As we reflect on these issues, we can find a model in St Peter and St Paul for dealing with issues of continuity and renewal. Yes, Peter and Paul, two pillars of the Church, were different in personalities and had different vocations, yet they were united in one testimony: they gave their lives for the love of Jesus and the gospel. While Peter represents stability and continuity in the Christian community, Paul represents the missionary outlook of the Church. The Church at large, human society and each individual are a mixture of these two lines: one that cautiously seeks to be rooted, the other that acts excitedly across many barriers and/or boundaries; one that must ultimately take responsibility for all actions, the other that is always dreaming new visions.

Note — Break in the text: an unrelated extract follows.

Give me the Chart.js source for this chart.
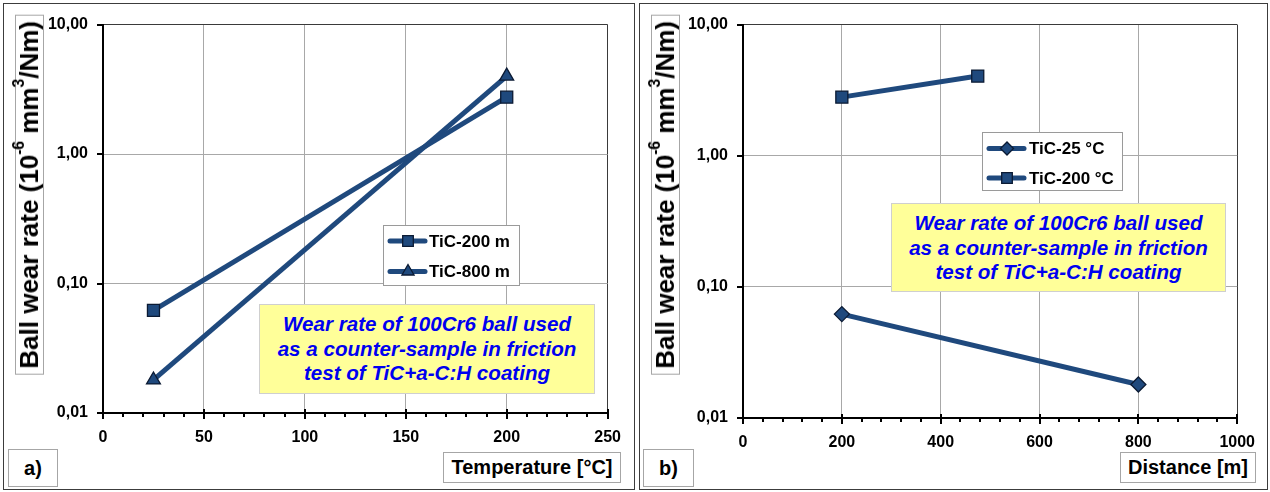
<!DOCTYPE html>
<html><head><meta charset="utf-8">
<script src="https://cdn.jsdelivr.net/npm/chart.js@4.4.1/dist/chart.umd.min.js"></script>
<style>
html,body{margin:0;padding:0;background:#fff;}
body{width:1270px;height:492px;position:relative;overflow:hidden;font-family:"Liberation Sans",Arial,sans-serif;}
canvas{position:absolute;top:0;}
.panel{position:absolute;border:1.5px solid #3c3c3c;box-sizing:border-box;pointer-events:none;z-index:5;}
.box{position:absolute;border:1px solid #a6a6a6;background:#fff;box-sizing:border-box;font-weight:bold;color:#000;display:flex;align-items:center;justify-content:center;white-space:nowrap;z-index:4;}
.ytitle{position:absolute;border:1px solid #a6a6a6;background:#fff;font-weight:bold;color:#000;font-size:26px;line-height:27px;writing-mode:vertical-rl;transform:rotate(180deg);padding:5px 0;white-space:nowrap;z-index:4;}
.ytitle sup{font-size:0.6em;line-height:0;}
.note{position:absolute;background:#ffff99;border:1px solid #cfcfcf;color:#0000f0;font-weight:bold;font-style:italic;font-size:20.6px;text-align:center;line-height:24.6px;box-sizing:border-box;white-space:nowrap;z-index:4;}
</style>
</head><body>
<canvas id="c1" width="636" height="492" style="left:0;width:636px;height:492px"></canvas>
<canvas id="c2" width="634" height="492" style="left:636px;width:634px;height:492px"></canvas>

<div class="panel" style="left:3px;top:3px;width:632px;height:487px"></div>
<div class="panel" style="left:639px;top:3px;width:629px;height:487px"></div>

<div class="ytitle" style="left:15px;top:15px;">Ball wear rate (10<sup>-6</sup> mm<sup>3</sup>/Nm)</div>
<div class="ytitle" style="left:651px;top:15px;">Ball wear rate (10<sup>-6</sup> mm<sup>3</sup>/Nm)</div>

<div class="note" style="left:259px;top:304px;width:336px;height:90px;padding-top:7px;">Wear rate of 100Cr6 ball used<br>as a counter-sample in friction<br>test of TiC+a-C:H coating</div>
<div class="note" style="left:891px;top:203px;width:335px;height:89px;padding-top:7px;">Wear rate of 100Cr6 ball used<br>as a counter-sample in friction<br>test of TiC+a-C:H coating</div>

<div class="box" style="left:8px;top:449px;width:50px;height:38px;font-size:20px;">a)</div>
<div class="box" style="left:443px;top:452px;width:178px;height:31px;font-size:20px;">Temperature [°C]</div>
<div class="box" style="left:643px;top:449px;width:51px;height:38px;font-size:20px;">b)</div>
<div class="box" style="left:1120px;top:452px;width:136px;height:31px;font-size:20px;">Distance [m]</div>

<script>
// ---- data ----
const temperatureC = [25, 200];
const wearTiC200m = [0.062, 2.75];
const wearTiC800m = [0.018, 4.0];
const distance25C = [200, 800];
const wearTiC25C = [0.062, 0.018];
const distance200C = [200, 475];
const wearTiC200C = [2.8, 4.05];
const yTickValues = [0.01, 0.1, 1, 10];
const yTickLabels = ['0,01', '0,10', '1,00', '10,00'];
const tempTicks = [0, 50, 100, 150, 200, 250];
const distTicks = [0, 200, 400, 600, 800, 1000];

const NAVY = '#1F497D';
const EDGE = '#0b1a33';
const FONT = '"Liberation Sans", Arial, sans-serif';

function pts(xs, ys) { return xs.map((x, i) => ({ x: x, y: ys[i] })); }
function ds(label, xs, ys, style, r) {
  return {
    label: label, data: pts(xs, ys), borderColor: NAVY, backgroundColor: NAVY,
    borderWidth: 5, pointStyle: style, pointRadius: r, pointHoverRadius: r,
    pointBackgroundColor: NAVY, pointBorderColor: EDGE, pointBorderWidth: 1.3,
    tension: 0, clip: false
  };
}

const tickMarks = {
  id: 'tickMarks',
  afterDraw(chart, args, o) {
    const { ctx, chartArea: a } = chart;
    const x = chart.scales.x, y = chart.scales.y;
    ctx.save();
    ctx.strokeStyle = '#000';
    ctx.lineWidth = 2;
    const n = Math.round((x.max - x.min) / o.minor);
    for (let i = 0; i <= n; i++) {
      const v = x.min + i * o.minor;
      const px = Math.round(x.getPixelForValue(v));
      const major = (i % o.perMajor) === 0;
      ctx.beginPath();
      ctx.moveTo(px, a.bottom + (major ? -4 : 0));
      ctx.lineTo(px, a.bottom + (major ? 6 : 4));
      ctx.stroke();
    }
    yTickValues.forEach(v => {
      const py = Math.round(y.getPixelForValue(v));
      ctx.beginPath();
      ctx.moveTo(a.left - 6, py);
      ctx.lineTo(a.left, py);
      ctx.stroke();
    });
    ctx.restore();
  }
};

const boxLegend = {
  id: 'boxLegend',
  afterDraw(chart, args, o) {
    const ctx = chart.ctx;
    ctx.save();
    ctx.fillStyle = '#fff';
    ctx.fillRect(o.x, o.y, o.w, o.h);
    ctx.strokeStyle = '#9a9a9a';
    ctx.lineWidth = 1;
    ctx.strokeRect(o.x + 0.5, o.y + 0.5, o.w - 1, o.h - 1);
    chart.data.datasets.forEach((d, i) => {
      const cy = o.y + o.rows[i];
      ctx.strokeStyle = NAVY;
      ctx.lineWidth = 5;
      ctx.lineCap = 'round';
      ctx.beginPath();
      ctx.moveTo(o.x + o.l0, cy);
      ctx.lineTo(o.x + o.l1, cy);
      ctx.stroke();
      ctx.lineCap = 'butt';
      ctx.fillStyle = NAVY;
      ctx.strokeStyle = EDGE;
      ctx.lineWidth = 1.3;
      Chart.helpers.drawPoint(ctx, { pointStyle: d.pointStyle, rotation: 0, radius: o.mr[i], borderWidth: 1.3 }, o.x + o.mx, cy);
      ctx.fillStyle = '#000';
      ctx.font = 'bold 17px ' + FONT;
      ctx.textBaseline = 'middle';
      ctx.textAlign = 'left';
      ctx.fillText(d.label, o.x + o.tx, cy + 1);
    });
    ctx.restore();
  }
};

function makeChart(id, datasets, xTicks, xMax, pad, yW, xH, legend, minor, perMajor) {
  const lastX = xTicks.length - 1;
  return new Chart(document.getElementById(id), {
    type: 'line',
    data: { datasets: datasets },
    options: {
      responsive: false, animation: false, devicePixelRatio: 1,
      layout: { padding: pad },
      plugins: { legend: { display: false }, tooltip: { enabled: false }, tickMarks: { minor: minor, perMajor: perMajor }, boxLegend: legend },
      scales: {
        x: {
          type: 'linear', min: 0, max: xMax,
          afterBuildTicks: s => { s.ticks = xTicks.map(v => ({ value: v })); },
          afterFit: s => { s.height = xH; },
          ticks: { color: '#000', font: { family: FONT, size: 16, weight: 'bold' }, padding: 15, maxRotation: 0, autoSkip: false, callback: v => String(v) },
          grid: { drawTicks: false, lineWidth: 1, color: c => (c.index === lastX ? '#3a3a3a' : '#a8a8a8') },
          border: { color: '#000', width: 2 }
        },
        y: {
          type: 'logarithmic', min: 0.01, max: 10,
          afterBuildTicks: s => { s.ticks = yTickValues.map(v => ({ value: v })); },
          afterFit: s => { s.width = yW; },
          ticks: { color: '#000', font: { family: FONT, size: 16, weight: 'bold' }, padding: 15, autoSkip: false,
                   callback: v => { const k = yTickValues.findIndex(t => Math.abs(t - v) < 1e-9); return k >= 0 ? yTickLabels[k] : ''; } },
          grid: { drawTicks: false, lineWidth: 1, color: c => (c.index === yTickValues.length - 1 ? '#3a3a3a' : '#a8a8a8') },
          border: { color: '#000', width: 2 }
        }
      }
    },
    plugins: [tickMarks, boxLegend]
  });
}

makeChart('c1',
  [ds('TiC-200 m', temperatureC, wearTiC200m, 'rect', 8.5), ds('TiC-800 m', temperatureC, wearTiC800m, 'triangle', 8)],
  tempTicks, 250, { left: 0, right: 28, top: 22, bottom: 0 }, 103, 79,
  { x: 383, y: 225, w: 137, h: 61, rows: [16, 46.5], l0: 7, l1: 42, mx: 25, tx: 46, mr: [7.5, 7] },
  10, 5);

makeChart('c2',
  [ds('TiC-25 °C', distance25C, wearTiC25C, 'rectRot', 7.5), ds('TiC-200 °C', distance200C, wearTiC200C, 'rect', 8.5)],
  distTicks, 1000, { left: 0, right: 31, top: 21, bottom: 0 }, 107, 74,
  { x: 346, y: 132, w: 141, h: 59, rows: [16.5, 46], l0: 7, l1: 42, mx: 25, tx: 47, mr: [6.5, 7.5] },
  40, 5);
</script>
</body></html>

Rather than to see one in conflict the other, the examples of our two apostolic princes demonstrate that these paradigms can be and indeed are complementary. Thus reminding us that the Church is both universal and particular, ever ancient and ever new, unvaryingly pastoral and always missionary. Yes, the Church breathes not with a single lung but with two, one Peter, the other, Paul.

The appearance to us this day of both these luminaries together brightens the Church, for their meeting produces a wealth of light, not an eclipse. It is not the case that one has a higher orbit and is placed above, while the other is lower down and passes under his shadow: Nor does one rule the day, the other the night, such that one would overshadow the other if they appeared opposite each other. Rather, both share equally in Christ, the everlasting source of eternal light, and have attained to the same height, glory and radiance.